Imported container cargo volume is expected to decline for the next six months.
The major U.S. container ports are headed into what is expected to be a major slowdown after another very busy and challenging year.
With most holiday merchandise already on retailers’ shelves or in their warehouses, December cargo volume at the nation’s major container ports should be significantly below records set earlier this year, according to the monthly Global Port Tracker report by the National Retail Federation and Hackett Associates.
“We’ve dodged a rail strike and the retail supply chain should be able to easily handle the remaining weeks of the holiday season,” stated NRF VP for supply chain and customs policy Jonathan Gold. “But it’s time to settle on a labor contract for West Coast ports and address other supply chain issues that remain so the lull doesn’t become the calm before a storm.”
President Biden last week signed legislation imposing a labor agreement on freight railroads and unions, averting a potentially catastrophic strike that could have come this week. But members of the International Longshore and Warehouse Union have been working without a contract since their previous agreement with the Pacific Maritime Association expired on July 1.
Worries about potential West Coast disruption led many retailers to bring in cargo early this spring, and also prompted a shift to East Coast and Gulf Coast ports that have witnessed record volumes as a result.
Slowdown
Monthly cargo numbers repeatedly broke previous records this spring before hitting a new all-time high of 2.4 million twenty-foot equivalent units – one 20-ft. container or its equivalent – in May. But volume has fallen since and Hackett Associates founder Ben Hackett said current lower imports are the result of retailers balancing inventory built up earlier against slowing consumer demand and expectations for 2023.
“Key indicators point the way to a robust economy,” Hackett said, referring to recent increases in retail sales, employment and gross domestic product despite high inflation and interest rate hikes by the Federal Reserve. “Yet the volume of imported container cargo at the ports we cover has declined, and the next six months will see further declines to a level not seen for some time.”
U.S. ports covered by Global Port Tracker handled 2 million TEU in October, the latest month for which final numbers are available.

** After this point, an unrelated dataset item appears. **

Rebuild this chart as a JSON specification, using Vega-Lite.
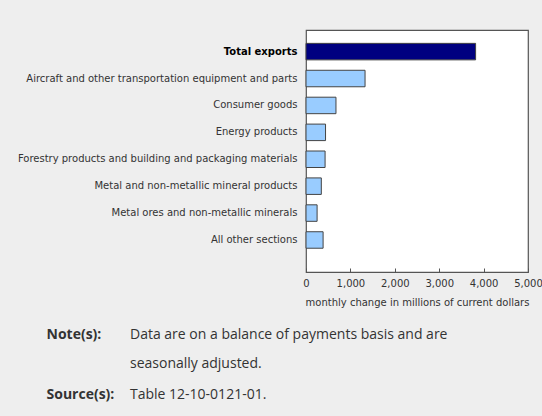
{
  "$schema": "https://vega.github.io/schema/vega-lite/v6.json",
  "width": 222,
  "height": 242,
  "autosize": "none",
  "padding": {"left": 306, "top": 30, "right": 14, "bottom": 144},
  "background": "#eeeeee",
  "view": {"fill": "white", "stroke": "#555555", "strokeWidth": 1.2},
  "title": {
    "text": ["Data are on a balance of payments basis and are", "seasonally adjusted."],
    "subtitle": "Table 12-10-0121-01.",
    "orient": "bottom",
    "anchor": "start",
    "frame": "group",
    "dx": -176,
    "offset": -73,
    "font": "Open Sans",
    "fontSize": 14,
    "fontWeight": "normal",
    "color": "#333333",
    "lineHeight": 29,
    "subtitleFont": "Open Sans",
    "subtitleFontSize": 14,
    "subtitleColor": "#333333",
    "subtitleLineHeight": 29,
    "subtitlePadding": 17
  },
  "data": {
    "values": [
      {"section": "Total exports", "change": 3820, "type": "total"},
      {"section": "Aircraft and other transportation equipment and parts", "change": 1330, "type": "section"},
      {"section": "Consumer goods", "change": 675, "type": "section"},
      {"section": "Energy products", "change": 440, "type": "section"},
      {"section": "Forestry products and building and packaging materials", "change": 430, "type": "section"},
      {"section": "Metal and non-metallic mineral products", "change": 345, "type": "section"},
      {"section": "Metal ores and non-metallic minerals", "change": 250, "type": "section"},
      {"section": "All other sections", "change": 385, "type": "section"}
    ]
  },
  "mark": {"type": "bar", "stroke": "#444444", "strokeWidth": 1},
  "encoding": {
    "y": {
      "field": "section",
      "type": "nominal",
      "sort": null,
      "scale": {"paddingInner": 0.387, "paddingOuter": 0.69, "align": 0.36},
      "axis": {
        "title": ["Note(s):", "Source(s):"],
        "titleAngle": 0,
        "titleX": -260,
        "titleY": 308,
        "titleAlign": "left",
        "titleBaseline": "alphabetic",
        "titleFont": "Open Sans",
        "titleFontSize": 14,
        "titleFontWeight": "bold",
        "titleColor": "#333333",
        "titleLineHeight": 60,
        "domain": false,
        "ticks": false,
        "labelPadding": 9,
        "labelFont": "DejaVu Sans",
        "labelFontSize": 10,
        "labelLimit": 400,
        "labelColor": {"condition": {"test": "datum.value == 'Total exports'", "value": "#000000"}, "value": "#333333"},
        "labelFontWeight": {"condition": {"test": "datum.value == 'Total exports'", "value": "bold"}, "value": "normal"}
      }
    },
    "x": {
      "field": "change",
      "type": "quantitative",
      "scale": {"domain": [0, 5000], "nice": false},
      "axis": {
        "title": "monthly change in millions of current dollars",
        "values": [0, 1000, 2000, 3000, 4000, 5000],
        "format": ",.0f",
        "grid": false,
        "domain": false,
        "tickSize": -4,
        "tickColor": "#555555",
        "labelFlush": false,
        "labelOverlap": false,
        "labelPadding": 10,
        "labelFont": "DejaVu Sans",
        "labelFontSize": 10,
        "labelColor": "#333333",
        "titleFont": "DejaVu Sans",
        "titleFontSize": 10,
        "titleFontWeight": "normal",
        "titleColor": "#333333",
        "titlePadding": 9
      }
    },
    "color": {
      "field": "type",
      "type": "nominal",
      "scale": {"domain": ["total", "section"], "range": ["#000080", "#99ccff"]},
      "legend": null
    }
  }
}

That was down 1.3% from September and down 9.3% from October 2021.
Ports have not yet reported November’s numbers, but Global Port Tracker projected the month at 1.85 million TEU, down 12.3% year over year. That would be the lowest since 1.87 million TEU in February 2021. December is forecast at 1.94 million TEU, down 7.2% year over year.
Those numbers would bring 2022 to 25.81 million TEU, down just 0.1% from last year’s annual record of 25.84 million TEU.
January 2023 is forecast at 1.97 million TEU, down 8.8% from January 2022. February is forecast at 1.67 million TEU, the lowest since 1.61 million TEU in June 2020 and a 20.9% drop from last year, when backed-up cargo kept congested ports busy. March is forecast at 1.91 million TEU, down 18.6% year-over-year, and April is forecast at 1.95 million, down 13.8%.
Global Port Tracker, which is produced for NRF by Hackett Associates, provides historical data and forecasts for the U.S. ports of Los Angeles/Long Beach, Oakland, Seattle and Tacoma on the West Coast; New York/New Jersey, Port of Virginia, Charleston, Savannah, Port Everglades, Miami and Jacksonville on the East Coast, and Houston on the Gulf Coast.